请查看以下代码
public class Prime
{
public static void main(String[]args)
{
int i = 2;
int counter = 0;
while(true)
{
if(counter==6)//Count still 6
{
break;
}
else
{
if(getPrimes(i)==true)
{
i++;
counter++;
System.out.println("Counter: "+counter);
}
else
{
System.out.println("No");
}
}
}
}
static boolean getPrimes(int num)
{
boolean result = false;
int i = 2;
while(true)
{
if((num%i) != 0) //if the number cannot be divided by any other number (except 1 and it self) it is prime
{
result = true;
System.out.println(num);
System.out.println("I is: "+i);
i=2;
break;
}
else //Not a prime. Repeat the process
{
result = false;
i++;
}
}
return result;
}
}
在这里,我试图获得0-6之间的所有素数。这是从一个非常大的数字中获取数千个素数的测试案例。但是,它没有显示唯一的素数,它显示每个数字!
我在这做错了什么?请帮忙!
答案 0 :(得分:4)
在你的循环中试试这个答案
static boolean getPrimes(int num)
{
boolean result=true; // incase u gave 1 or 2 as input.....
int i = 2;
int mid=num/2;
while(i<mid)
{
if(num%i==0)
{
result=false; // not a prime and breaks...
break;
}
else
{
result=true; // the loop make result as true.....
}
i++;
}
return result;
}
答案 1 :(得分:2)
我认为你需要这样的东西:
public void getPrimes(int a){
for(int i = 2; i < a; i++){
int inCounter = 0;
if(counter%i==0){
System.out.println("false");
inCounter++;
}
if(inCounter == 0){
System.out.println("Prime: "+counter);
}
}
}
答案 2 :(得分:0)
使用筛子,Eratosthenes或Atkins
以下是Robert Sedgewick在Java中实施的Eratosthenes:
http://introcs.cs.princeton.edu/java/14array/PrimeSieve.java.html
答案 3 :(得分:0)
我想我找到了解决方案。
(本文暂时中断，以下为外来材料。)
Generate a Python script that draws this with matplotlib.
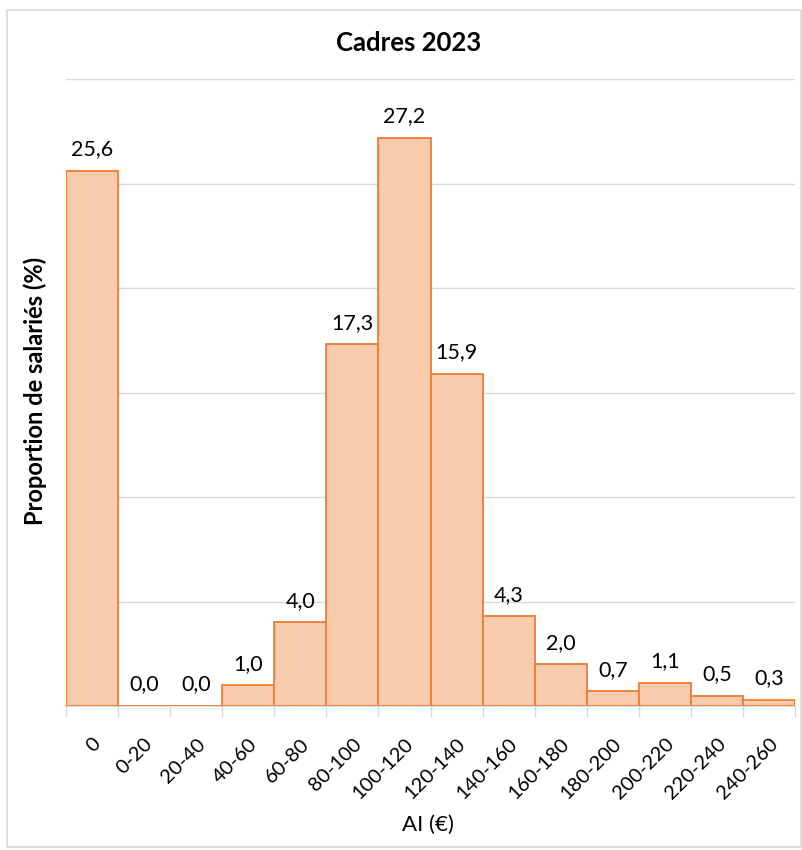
import numpy as np
from matplotlib import pyplot as plt
from matplotlib.patches import Rectangle

# Données
categories = ["0", "0-20", "20-40", "40-60", "60-80", "80-100", "100-120", "120-140",
              "140-160", "160-180", "180-200", "200-220", "220-240", "240-260"]
valeurs = [25.6, 0.0, 0.0, 1.0, 4.0, 17.3, 27.2, 15.9, 4.3, 2.0, 0.7, 1.1, 0.5, 0.3]

plt.rcParams['font.family'] = ['Lato', 'DejaVu Sans']

fig = plt.figure(figsize=(8.02, 8.5), dpi=100)
ax = fig.add_axes([0.0823, 0.1694, 0.909, 0.7376])

x = np.arange(len(categories))
ax.bar(x, valeurs, width=1.0, color="#F8CBAD", edgecolor="#ED7D31", linewidth=1.3, zorder=3)

for xi, v in zip(x, valeurs):
    ax.text(xi, v + 0.55, f"{v:.1f}".replace(".", ","), ha="center", va="bottom", fontsize=15.5)

ax.set_xlim(-0.5, len(categories) - 0.5)
ax.set_ylim(0, 30)
ax.set_yticks(np.arange(0, 31, 5))
ax.yaxis.grid(True, color="#D9D9D9", linewidth=1, zorder=0)
ax.tick_params(axis="y", length=0, labelleft=False)

ax.set_xticks(x)
ax.set_xticklabels(categories, rotation=45, ha="right", rotation_mode="anchor", fontsize=14.5)
ax.tick_params(axis="x", which="major", length=0, pad=21)
ax.set_xticks(np.arange(-0.5, len(categories), 1.0), minor=True)
ax.tick_params(axis="x", which="minor", length=8, color="#D9D9D9", width=1)

for s in ["top", "right", "left"]:
    ax.spines[s].set_visible(False)
ax.spines["bottom"].set_color("#D9D9D9")
ax.spines["bottom"].set_linewidth(1.2)

fig.text(0.509, 0.949, "Cadres 2023", ha="center", va="center", fontsize=18.5, fontweight="bold")
fig.text(0.044, 0.54, "Proportion de salariés (%)", ha="center", va="center", rotation=90,
         fontsize=17, fontweight="bold")
fig.text(0.534, 0.029, "AI (€)", ha="center", va="center", fontsize=16)

fig.patches.append(Rectangle((0.009, 0.003), 0.99, 0.985, transform=fig.transFigure,
                             fill=False, edgecolor="#D9D9D9", linewidth=1.2))

plt.savefig("out.png", dpi=100)
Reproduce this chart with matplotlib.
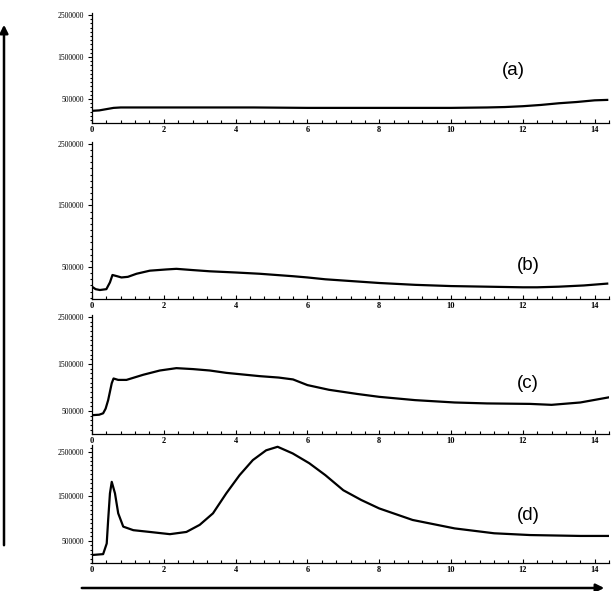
import matplotlib
matplotlib.use("Agg")
import matplotlib.pyplot as plt
from matplotlib.ticker import MultipleLocator, FixedLocator, AutoMinorLocator
from matplotlib.patches import FancyArrowPatch

# panel (a)
xa = [0, 0.2, 0.4, 0.6, 0.8, 1.5, 3, 4.5, 6, 7.5, 9, 10, 11, 11.5, 12, 12.5, 13, 13.5, 14, 14.35]
ya = [220000, 230000, 260000, 290000, 300000, 300000, 300000, 300000, 290000, 290000,
      290000, 290000, 300000, 310000, 330000, 360000, 400000, 430000, 470000, 480000]

# panel (b)
xb = [0, 0.1, 0.22, 0.4, 0.5, 0.57, 0.7, 0.82, 1.0, 1.24, 1.61, 2.07, 2.35, 2.8, 3.28,
      4.02, 4.67, 5.6, 6.0, 6.5, 7, 8, 9, 10, 11, 12, 12.4, 13, 13.7, 14.35]
yb = [180000, 140000, 126000, 140000, 250000, 370000, 350000, 330000, 340000, 390000,
      440000, 460000, 470000, 450000, 430000, 410000, 390000, 350000, 330000, 300000,
      280000, 240000, 210000, 190000, 180000, 170000, 170000, 180000, 200000, 230000]

# panel (c)
xc = [0, 0.2, 0.31, 0.38, 0.45, 0.55, 0.6, 0.73, 0.96, 1.43, 1.89, 2.35, 2.81, 3.28, 3.74,
      4.67, 5.2, 5.6, 6.0, 6.6, 7.4, 8.0, 9.0, 10.1, 11.0, 12.2, 12.8, 13.6, 14.4]
yc = [410000, 420000, 450000, 550000, 730000, 1090000, 1190000, 1160000, 1160000, 1270000,
      1360000, 1410000, 1390000, 1360000, 1310000, 1240000, 1210000, 1170000, 1050000,
      950000, 860000, 800000, 730000, 680000, 660000, 650000, 630000, 680000, 790000]

# panel (d)
xd = [0, 0.31, 0.41, 0.45, 0.5, 0.55, 0.64, 0.73, 0.87, 1.15, 1.61, 2.17, 2.63, 3.0, 3.37,
      3.74, 4.11, 4.48, 4.85, 5.17, 5.59, 6.05, 6.5, 7.0, 7.5, 8.0, 8.93, 10.1, 11.2, 12.2,
      13.6, 14.4]
yd = [180000, 200000, 440000, 970000, 1570000, 1830000, 1570000, 1120000, 820000, 740000,
      700000, 650000, 700000, 860000, 1120000, 1570000, 1980000, 2320000, 2540000, 2620000,
      2470000, 2250000, 1980000, 1640000, 1420000, 1230000, 970000, 780000, 670000, 630000,
      610000, 610000]

labels = ["(a)", "(b)", "(c)", "(d)"]
yticks = [500000, 1500000, 2500000]

W, H = 614, 591
fig = plt.figure(figsize=(W / 100, H / 100), dpi=100)

# (top px, bottom px, ylim, label position in data coords)
panels = [
    (xa, ya, 13, 123, (-70000, 2550000), (11.73, 1190000)),
    (xb, yb, 142, 299, (-20000, 2530000), (12.15, 520000)),
    (xc, yc, 315, 434, (10000, 2540000), (12.15, 1080000)),
    (xd, yd, 445, 563, (0, 2660000), (12.15, 1080000)),
]

for (x, y, top, bot, ylim, lpos), lab in zip(panels, labels):
    ax = fig.add_axes([92 / W, 1 - bot / H, 517 / W, (bot - top) / H])
    ax.plot(x, y, color="black", lw=1.6)
    ax.set_xlim(0, 14.4)
    ax.set_ylim(*ylim)
    ax.spines["top"].set_visible(False)
    ax.spines["right"].set_visible(False)
    ax.spines["left"].set_linewidth(0.9)
    ax.spines["bottom"].set_linewidth(0.9)

    ax.xaxis.set_major_locator(MultipleLocator(2))
    ax.xaxis.set_minor_locator(AutoMinorLocator(5))
    ax.yaxis.set_major_locator(FixedLocator(yticks))
    ax.yaxis.set_minor_locator(MultipleLocator(100000))

    ax.tick_params(axis="x", which="both", direction="in", pad=2, width=0.8)
    ax.tick_params(axis="x", which="major", length=3)
    ax.tick_params(axis="x", which="minor", length=2)
    ax.tick_params(axis="y", which="both", direction="out", pad=3, width=0.8)
    ax.tick_params(axis="y", which="major", length=3)
    ax.tick_params(axis="y", which="minor", length=1.6)

    for t in ax.get_xticklabels():
        t.set_fontfamily("Liberation Serif")
        t.set_fontsize(6)
        t.set_fontweight("bold")
    for t in ax.get_yticklabels():
        t.set_fontfamily("Liberation Serif")
        t.set_fontsize(5.5)
    ax.set_yticklabels([str(v) for v in yticks])

    ax.text(lpos[0], lpos[1], lab, fontsize=13.5, family="Liberation Sans",
            ha="center", va="center")

# axis direction arrows
fig.add_artist(FancyArrowPatch((4 / W, 1 - 548 / H), (4 / W, 1 - 22 / H),
                               transform=fig.transFigure, arrowstyle="-|>",
                               mutation_scale=12, lw=1.8, color="black"))
fig.add_artist(FancyArrowPatch((79 / W, 1 - 588 / H), (607 / W, 1 - 588 / H),
                               transform=fig.transFigure, arrowstyle="-|>",
                               mutation_scale=12, lw=1.8, color="black"))

fig.savefig("out.png", dpi=100)
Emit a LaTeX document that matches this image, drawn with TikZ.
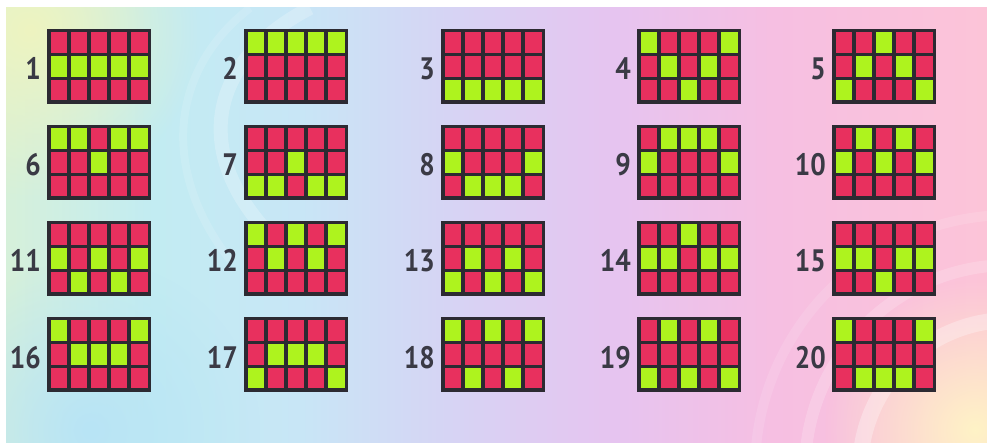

至少,我找到了我需要的答案。这是我的答案
import java.math.BigInteger;
public class Problem7
{
public static void main(String[]args)
{
int i = 0;
int counter = 0;
while(true)
{
if(i>6)
{
break;
}
if(i>1)
{
String str = String.valueOf(i);
if (new BigInteger(str).isProbablePrime(i/2))
{
System.out.println(str);
counter++;
}
}
i++;
}
}
}
我想这是最简单的方法......
答案 4 :(得分:0)
import java.util.Scanner;
class PrimeNumbers2
{
public static void main (String[] args)
{
Scanner scanner = new Scanner(System.in);
int i =0;
int num =0;
//Empty String
String primeNumbers = "";
System.out.println("Enter the value of n:");
int n = scanner.nextInt();
for (i = 1; i <= n; i++)
{
int counter=0;
for(num =i; num>=1; num--)
{
if(i%num==0)
{
counter = counter + 1;
}
}
if (counter ==2)
{
//Appended the Prime number to the String
primeNumbers = primeNumbers + i + " ";
}
}
System.out.println("Prime numbers from 1 to n are :");
System.out.println(primeNumbers);
}
}
它将显示所有素数。
答案 5 :(得分:0)
以最小迭代次数查找素数
boolean IsPrimeNumber(int num){
boolean isPrime = true;
if (num == 1 || num ==0)
isPrime = false;
else{
int limit = (int) Math.sqrt(num);
for (long i = 2L; i <=limit ; i++)
if (num % i == 0) {
isPrime = false;
break;
}
}
return isPrime;
}